Darius McDermott, managing director at Chelsea Financial Services, notes that Axa's Sterling Credit Short Duration Bond fund is designed so that about a quarter of the fund's holdings mature each year.

Are strategic bond funds the answer?

Funds such as M&G's Optimal Income have attracted billions in inflows over the past year, but not all strategic bond funds are the same.

"Some prioritise income generation by taking more risk, through investing a large portion of assets in subinvestment grade bonds, for example," says Tom Stevenson of Fidelity Personal Investing. These funds may offer more volatile returns than a traditional high-quality bond fund and may be more correlated with equities, he says.

"Others aim to deliver returns that provide a balance of income, low volatility and low correlation to equities."

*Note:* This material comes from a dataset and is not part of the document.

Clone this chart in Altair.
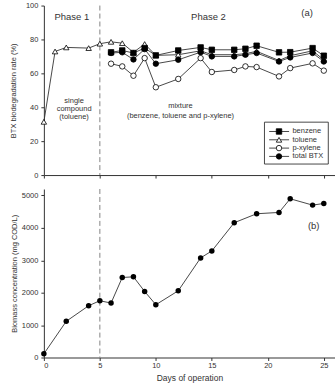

And some strategic bond funds, especially large ones, could still be vulnerable to liquidity issues, Mr McDermott says.

Should I even own bonds?

Holding bonds can offer benefits, including damping the volatility of equities in a portfolio, says Jason Butler, chartered financial planner at Bloomsbury Wealth.

However, he warns that returns from bond markets may not be high enough for the levels of risk that investors are taking on.

But Mr Stevenson says that if the risk-return trade-off and time horizons are right, bond funds - including conventional corporate bond funds - can offer a source of income and diversification within a portfolio.

"Talk to your adviser about why you are invested in bonds - it might serve as a good reminder to yourself and [clarify] whether you are willing to stay invested even if there are problems in the short term," says Mr McDermott.